II. ― Après la deuxième phrase du premier alinéa de l’article 48 de la même loi, il est inséré une phrase ainsi rédigée :
« Il précise les conditions dans lesquelles les sociétés mentionnées à l’article 44 mettent en œuvre, dans des programmes spécifiques et à travers les œuvres de fiction qu’elles diffusent, leur mission d’information sur la santé et la sexualité définie à l’article 43-11. »

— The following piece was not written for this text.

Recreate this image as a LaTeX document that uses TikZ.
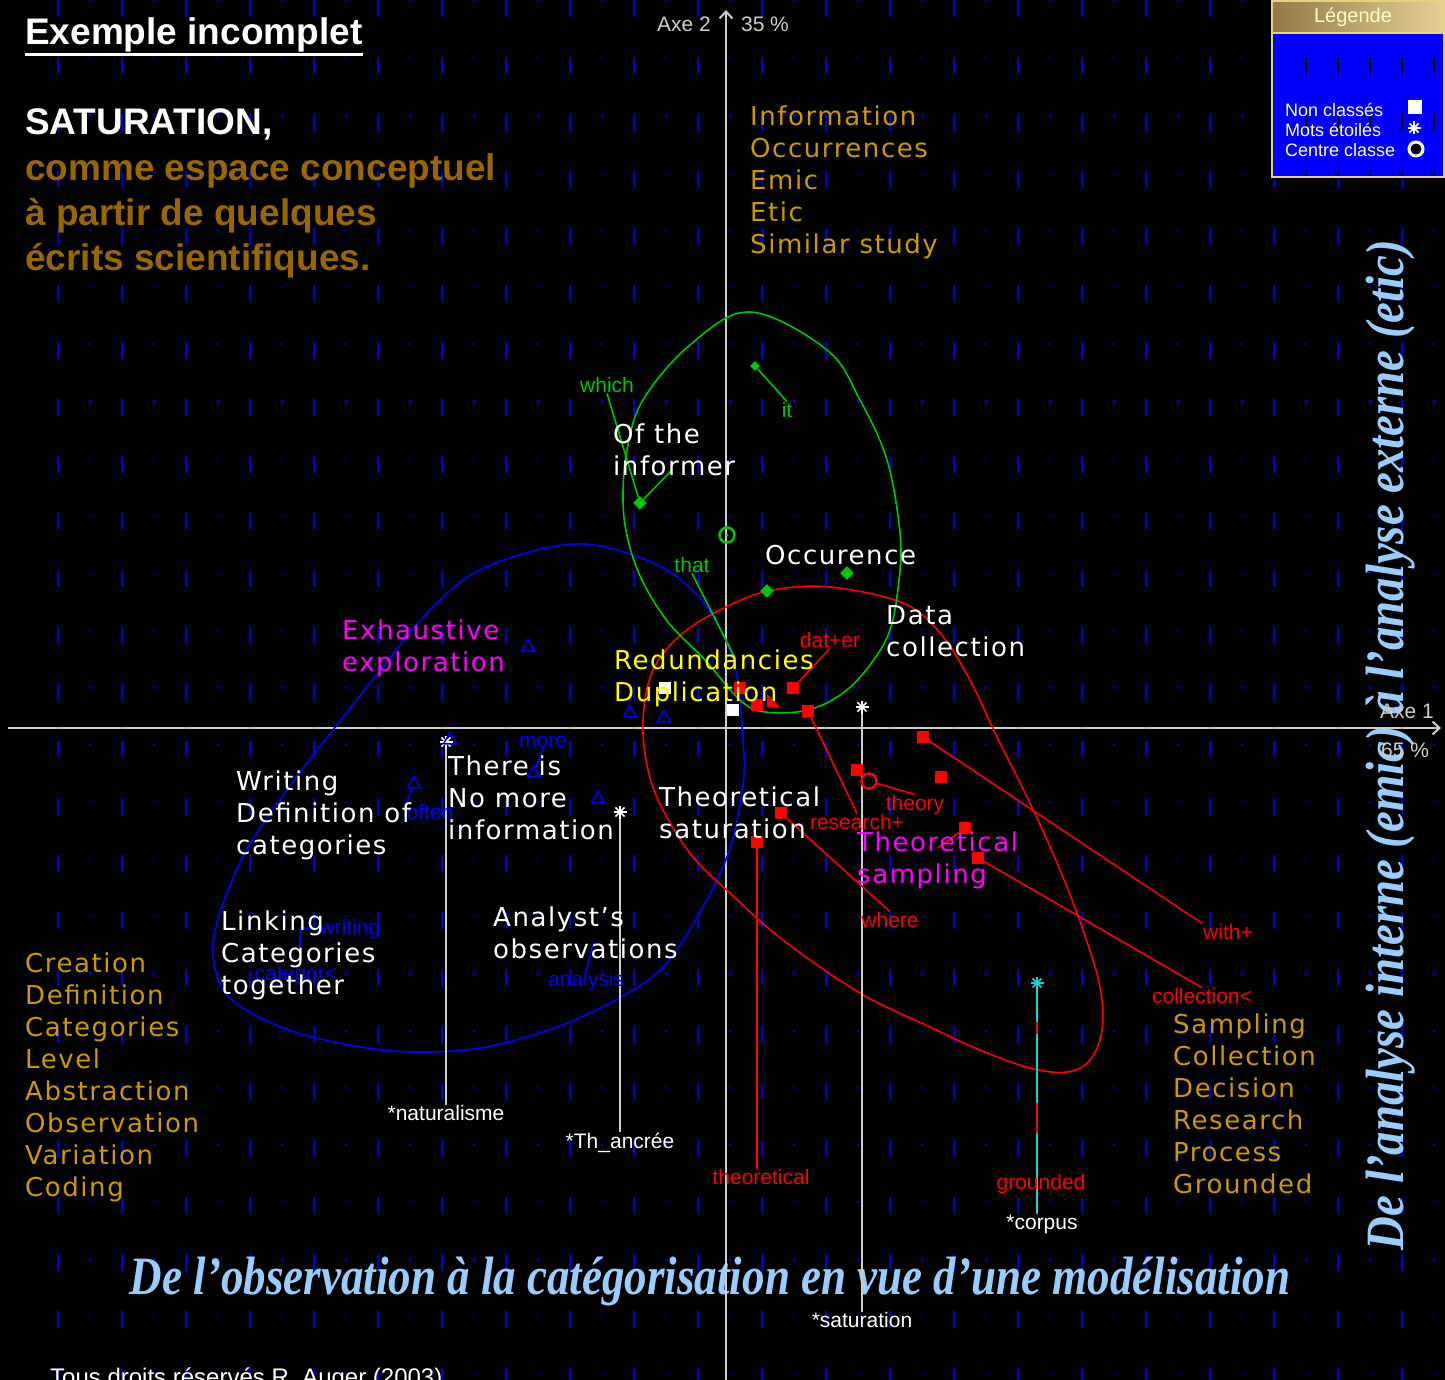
\documentclass[tikz,border=0pt]{standalone}
\usepackage{fontspec}
\usepackage{graphicx}
\usetikzlibrary{shapes.geometric,arrows.meta}
\newfontfamily\arialf{Liberation Sans}
\newfontfamily\verdf[LetterSpace=6]{DejaVu Sans}
\newfontfamily\timesf{Liberation Serif}
\newcommand\scrf{\timesf\bfseries\itshape\fontsize{54}{54}\selectfont}
\definecolor{gridblue}{RGB}{0,0,210}
\definecolor{gold}{RGB}{204,153,0}
\definecolor{brownt}{RGB}{153,102,0}
\definecolor{skyb}{RGB}{153,204,255}
\definecolor{axgrey}{RGB}{205,205,205}
\definecolor{grn}{RGB}{0,200,0}
\definecolor{cyn}{RGB}{0,220,220}
\definecolor{mag}{RGB}{255,0,255}
\definecolor{yel}{RGB}{255,255,0}
\definecolor{tickyel}{RGB}{200,200,0}
\definecolor{legblue}{RGB}{0,0,255}
\definecolor{legtanA}{RGB}{150,120,70}
\definecolor{legtanB}{RGB}{228,208,150}
\definecolor{legedge}{RGB}{230,210,120}
\tikzset{
  astk/.pic={\foreach \a in {0,45,90,135} \draw[line width=1.6pt] (\a:6.5pt) -- (\a+180:6.5pt);},
}

\begin{document}
\begin{tikzpicture}[x=1pt,y=-1pt,
  big/.style={font=\verdf\fontsize{26}{32}\selectfont, inner sep=0pt, align=left, anchor=north west},
  small/.style={font=\arialf\fontsize{21}{21}\selectfont, inner sep=0.5pt},
  axlab/.style={font=\arialf\fontsize{21}{21}\selectfont, text=axgrey, inner sep=0pt},
  legtxt/.style={font=\arialf\fontsize{18}{18}\selectfont, text=white, inner sep=0pt, anchor=west},
  griddash/.style={gridblue, line width=2.2pt, dash pattern=on 17pt off 40pt},
  griddot/.style={gridblue, line width=2.2pt, dash pattern=on 2.2pt off 55pt},
  axisln/.style={axgrey, line width=2pt, -{Straight Barb[length=7pt,width=13pt]}},
  wline/.style={axgrey, line width=2pt},
  rline/.style={red, line width=1.6pt},
  gline/.style={grn, line width=1.6pt},
  bline/.style={blue, line width=1.6pt},
  rsq/.style={rectangle, fill=red, minimum size=12pt, inner sep=0pt},
  wsq/.style={rectangle, fill=white, minimum size=12pt, inner sep=0pt},
  gdia/.style={diamond, fill=grn, minimum size=14pt, inner sep=0pt},
  btri/.style={regular polygon, regular polygon sides=3, draw=blue, line width=1.5pt, minimum size=15pt, inner sep=0pt},
]
% background and grid
\fill[black] (0,0) rectangle (1445,1380);
\useasboundingbox (0,0) rectangle (1445,1380);
\foreach \gx in {58,122,...,1402} \draw[griddash] (\gx,0) -- (\gx,1380);
\foreach \gx in {90,154,...,1434} \draw[griddot] (\gx,0) -- (\gx,1380);

% script headings
\node[text=skyb, inner sep=0pt] (scrBot) at (710,1281)
  {\resizebox{1160pt}{\height}{\scrf De l’observation à la catégorisation en vue d’une modélisation}};
\node[text=skyb, inner sep=0pt, rotate=90] (scrSide) at (1391,745)
  {\resizebox{1010pt}{\height}{\scrf De l’analyse interne (emic) à l’analyse externe (etic)}};

% axes
\coordinate (axHa) at (8,728);
\coordinate (axHb) at (1441,728);
\coordinate (axVa) at (726,1380);
\coordinate (axVb) at (726,10);
\draw[axisln] (axHa) -- (axHb);
\draw[axisln] (axVa) -- (axVb);
\foreach \gx in {58,122,...,1402} \fill[tickyel] (\gx-1,727) rectangle (\gx+1,729);
\node[axlab] (ax2n) at (684,24) {Axe 2};
\node[axlab] (ax2p) at (765,24) {35 \%};
\node[axlab] (ax1n) at (1407,711) {Axe 1};
\node[axlab] (ax1p) at (1405,750) {65 \%};

% class contours
\draw[blue, line width=1.6pt] plot[smooth cycle, tension=0.6] coordinates {
  (575,544) (646,560) (689,587) (718,625) (736,672) (743,740) (743,784) (729,851)
  (700,912) (664,966) (621,997) (557,1027) (486,1047) (421,1052) (361,1047) (289,1030)
  (232,1000) (214,963) (218,919) (246,851) (289,787) (336,726) (379,672) (432,608) (486,567)};
\draw[red, line width=1.6pt] plot[smooth cycle, tension=0.6] coordinates {
  (830,587) (903,603) (940,633) (970,680) (997,737) (1030,803) (1060,870) (1083,930)
  (1100,987) (1102,1030) (1090,1060) (1067,1072) (1030,1068) (980,1050) (930,1027)
  (860,993) (783,940) (730,893) (693,857) (663,810) (648,770) (643,720) (653,670)
  (683,633) (730,605) (773,590)};
\draw[grn, line width=1.6pt] plot[smooth cycle, tension=0.6] coordinates {
  (750,312) (827,350) (860,400) (887,460) (900,533) (899,580) (890,630) (870,665)
  (843,693) (808,710) (765,712) (740,700) (705,660) (668,622) (642,580) (628,540)
  (623,500) (627,450) (643,400) (690,345)};

% starred words
\coordinate (stNat) at (446,742);
\coordinate (stTh) at (620,812);
\coordinate (stSat) at (862,707);
\coordinate (stCorp) at (1037,983);
\node[small, text=white] (lbNat) at (446,1113) {*naturalisme};
\node[small, text=white] (lbTh) at (620,1143) {*Th\_ancrée};
\node[small, text=white] (lbSat) at (862,1320) {*saturation};
\node[small, text=white] (lbCorp) at (1042,1224) {*corpus};
\draw[wline] (stNat) -- (stNat |- lbNat.north);
\draw[wline] (stTh) -- (stTh |- lbTh.north);
\draw[wline] (stSat) -- (stSat |- lbSat.north);
\draw[cyn, line width=2pt] (stCorp) -- (stCorp |- lbCorp.north);
\draw[red, line width=2pt] (stCorp) ++(0,39) -- ++(0,12);
\draw[red, line width=2pt] (stCorp) ++(0,120) -- ++(0,30);
\pic[white] at (stNat) {astk};
\pic[white] at (stTh) {astk};
\pic[white] at (stSat) {astk};
\pic[cyn] at (stCorp) {astk};

% red class
\node[rsq] (rs1) at (740,688) {};
\node[rsq] (rs2) at (757,705) {};
\node[rsq] (rs3) at (793,688) {};
\node[rsq] (rs4) at (808,711) {};
\node[rsq] (rs5) at (923,737) {};
\node[rsq] (rs6) at (941,777) {};
\node[rsq] (rs7) at (857,770) {};
\node[rsq] (rs8) at (965,828) {};
\node[rsq] (rs9) at (978,858) {};
\node[rsq] (rs10) at (781,813) {};
\node[rsq] (rs11) at (757,842) {};
\fill[red] (767,694) -- (780,707) -- (767,707) -- cycle;
\node[circle, draw=red, line width=2.5pt, minimum size=15pt, inner sep=0pt] (rCen) at (869,781) {};
\coordinate (rEnd8) at (938,848);
\node[small, text=red] (lbDater) at (830,640) {dat+er};
\node[small, text=red] (lbTheory) at (915,805) {theory};
\node[small, text=red] (lbRes) at (857,822) {research+};
\node[small, text=red] (lbWhere) at (890,920) {where};
\node[small, text=red] (lbWith) at (1228,932) {with+};
\node[small, text=red] (lbColl) at (1202,996) {collection<};
\node[small, text=red] (lbTheo) at (761,1177) {theoretical};
\node[small, text=red] (lbGrnd) at (1041,1184) {grounded};
\draw[rline] (rs3) -- (lbDater.south);
\draw[rline] (rs4) -- (lbRes.north);
\draw[rline] (rs5) -- (lbWith.north west);
\draw[rline] (rCen) -- (lbTheory.north);
\draw[rline] (rs8) -- (rEnd8);
\draw[rline] (rs9) -- (lbColl.north);
\draw[rline] (rs10) -- (lbWhere.north);
\draw[red, line width=2pt] (rs11) -- (rs11 |- lbTheo.north);

% green class
\node[gdia] (gd1) at (640,503) {};
\node[gdia] (gd2) at (767,591) {};
\node[gdia] (gd3) at (847,573) {};
\node[gdia, minimum size=10pt] (gd4) at (755,366) {};
\node[circle, draw=grn, line width=2.5pt, minimum size=15pt, inner sep=0pt] (gCen) at (727,535) {};
\fill[grn] (gCen) circle (1.5pt);
\coordinate (gEnd1) at (672,470);
\coordinate (gEnd2) at (735,658);
\node[small, text=grn] (lbWhich) at (607,385) {which};
\node[small, text=grn] (lbIt) at (787,410) {it};
\node[small, text=grn] (lbThat) at (692,565) {that};
\draw[gline] (lbWhich.south) -- (gd1) -- (gEnd1);
\draw[gline] (gd4) -- (lbIt.north);
\draw[gline] (lbThat.south) -- (gEnd2);

% blue class
\node[btri] (bt1) at (528,647) {};
\node[btri] (bt2) at (414,784) {};
\node[btri] (bt3) at (598,799) {};
\node[btri] (bt4) at (630,713) {};
\node[btri] (bt5) at (664,718) {};
\node[btri] (bt6) at (450,740) {};
\node[btri] (bt7) at (534,773) {};
\coordinate (bEndA) at (594,942);
\coordinate (bW1) at (300,958);
\coordinate (bW2) at (300,928);
\node[small, text=blue] (lbMore) at (543,742) {more};
\node[small, text=blue] (lbOften) at (430,812) {often};
\node[small, text=blue] (lbWrit) at (350,929) {writing};
\node[small, text=blue] (lbCat) at (296,976) {categor<};
\node[small, text=blue] (lbAnal) at (586,981) {analysis};
\draw[bline] (bt2) -- (lbOften.north west);
\draw[bline] (lbMore.south) -- (bt7);
\draw[bline] (lbAnal.north) -- (bEndA);
\draw[bline] (bW1) -- (bW2) -- (lbWrit.west);

% unclassified
\node[wsq] (ws1) at (665,688) {};
\node[wsq] (ws2) at (733,710) {};

% concept labels
\node[big, text=gold] (kwInfo) at (750,106) {Information\\Occurrences\\Emic\\Etic\\Similar study};
\node[big, text=white] (kwInf) at (613,424) {Of the\\informer};
\node[big, text=white] (kwOcc) at (765,545) {Occurence};
\node[big, text=white] (kwData) at (886,605) {Data\\collection};
\node[big, text=mag] (kwExh) at (342,620) {Exhaustive\\exploration};
\node[big, text=yel] (kwRed) at (614,650) {Redundancies\\Duplication};
\node[big, text=white] (kwWrit) at (236,771) {Writing\\Definition of\\categories};
\node[big, text=white] (kwNoMore) at (448,756) {There is\\No more\\information};
\node[big, text=white] (kwSat) at (659,787) {Theoretical\\saturation};
\node[big, text=mag] (kwSamp) at (857,832) {Theoretical\\sampling};
\node[big, text=white] (kwLink) at (221,911) {Linking\\Categories\\together};
\node[big, text=white] (kwAnal) at (493,907) {Analyst’s\\observations};
\node[big, text=gold] (kwLeft) at (25,953) {Creation\\Definition\\Categories\\Level\\Abstraction\\Observation\\Variation\\Coding};
\node[big, text=gold] (kwRight) at (1173,1014) {Sampling\\Collection\\Decision\\Research\\Process\\Grounded};

% title block
\node[font=\arialf\bfseries\fontsize{37}{37}\selectfont, text=white, anchor=base west, inner sep=0pt] (ttlA) at (25,45) {Exemple incomplet};
\draw[white, line width=2.5pt] ([yshift=-1.5pt]ttlA.south west) -- ([yshift=-1.5pt]ttlA.south east);
\node[font=\arialf\bfseries\fontsize{37}{45}\selectfont, text=white, anchor=base west, inner sep=0pt] (ttlB) at (25,135) {SATURATION,};
\node[font=\arialf\bfseries\fontsize{37}{45}\selectfont, text=brownt, anchor=north west, inner sep=0pt, align=left] (ttlC) at (25,153)
  {comme espace conceptuel\\à partir de quelques\\écrits scientifiques.};
\node[font=\arialf\fontsize{24}{24}\selectfont, text=white, anchor=base west, inner sep=0pt] (copyR) at (50,1385) {Tous droits réservés R. Auger (2003)};

% legend
\shade[left color=legtanA, right color=legtanB] (1272,1) rectangle (1444,33);
\fill[legblue] (1272,33) rectangle (1444,177);
\begin{scope}
  \clip (1273,34) rectangle (1443,176);
  \foreach \gx in {1306,1338,...,1434} \draw[black, line width=2.2pt, dash pattern=on 17pt off 40pt] (\gx,0) -- (\gx,180);
\end{scope}
\draw[legedge, line width=2pt] (1272,1) rectangle (1444,177);
\draw[legedge, line width=1.5pt] (1272,33) -- (1444,33);
\node[font=\arialf\fontsize{20}{20}\selectfont, text=yel!20!white, inner sep=0pt] (legT) at (1353,17) {Légende};
\node[legtxt] (legA) at (1285,110) {Non classés};
\node[legtxt] (legB) at (1285,130) {Mots étoilés};
\node[legtxt] (legC) at (1285,150) {Centre classe};
\node[wsq, minimum size=14pt] (legSq) at (1415,107) {};
\coordinate (legSt) at (1414,128);
\pic[white] at (legSt) {astk};
\node[circle, draw=white, fill=black, line width=3pt, minimum size=14pt, inner sep=0pt] (legCc) at (1416,149) {};
\end{tikzpicture}
\end{document}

TITRE III : ACCOMPAGNEMENT DES VICTIMES

Article 5 En savoir plus sur cet article…
Le code de procédure pénale est ainsi modifié :
1° Au premier alinéa de l’article 2-3, après les mots : « personne d’un mineur », sont insérés les mots : « , y compris incestueuses, » ;

2° Après la première phrase du premier alinéa de l’article 706-50, il est inséré une phrase ainsi rédigée :
« Lorsque les faits sont qualifiés d’incestueux au sens des articles 222-31-1 ou 227-27-2 du code pénal, la désignation de l’administrateur ad hoc est obligatoire, sauf décision spécialement motivée du procureur de la République ou du juge d’instruction. »
Article 6
Le Gouvernement remet au Parlement, avant le 30 juin 2010, un rapport examinant les modalités d’amélioration de la prise en charge des soins, notamment psychologiques, des victimes d’infractions sexuelles au sein de la famille, en particulier dans le cadre de l’organisation de la médecine légale. Ce rapport examine les conditions de la mise en place de mesures de sensibilisation du public, et notamment des mesures d’éducation et de prévention à destination des enfants.
Article 7
I. ― La présente loi est applicable dans les îles Wallis et Futuna, en Polynésie française et en Nouvelle-Calédonie.
II.― L’article 4 de la présente loi est applicable dans les Terres australes et antarctiques françaises.
La présente loi sera exécutée comme loi de l’Etat.
Fait à Paris, le 8 février 2010.

Nicolas Sarkozy

Par le Président de la République :

Le Premier ministre,
François Fillon

La ministre d’Etat, garde des sceaux,
ministre de la justice et des libertés,
Michèle Alliot-Marie

Le ministre du travail, des relations sociales,
de la famille, de la solidarité
et de la ville,

Xavier Darcos
Le ministre de l’éducation nationale,

porte-parole du Gouvernement,
Luc Chatel

La ministre de la santé et des sports,
Roselyne Bachelot-Narquin

La secrétaire d’Etat
chargée de la famille et de la solidarité,
Nadine Morano

(1) Travaux préparatoires : loi n° 2010-121. Assemblée nationale : Proposition de loi n° 1538 ; Rapport de Mme Marie-Louise Fort, au nom de la commission des lois, n° 1601 ; Discussion et adoption après engagement de la procédure accélérée le 28 avril 2009 (TA n° 270). Sénat : Proposition de loi, adoptée par l’Assemblée nationale après engagement de la procédure accélérée, n° 372 (2008-2009) ; Rapport de M. Laurent Béteille, au nom de la commission des lois, n° 465 (2008-2009) ; Texte de la commission n° 466 (2008-2009) ; Discussion et adoption le 30 juin 2009 (TA n° 103). Assemblée nationale : Proposition de loi, modifiée par le Sénat, n° 1789 ; Rapport de Mme Marie-Louise Fort, au nom de la commission des lois, n° 1840 ; Discussion et adoption le 26 janvier 2010 (TA n° 399).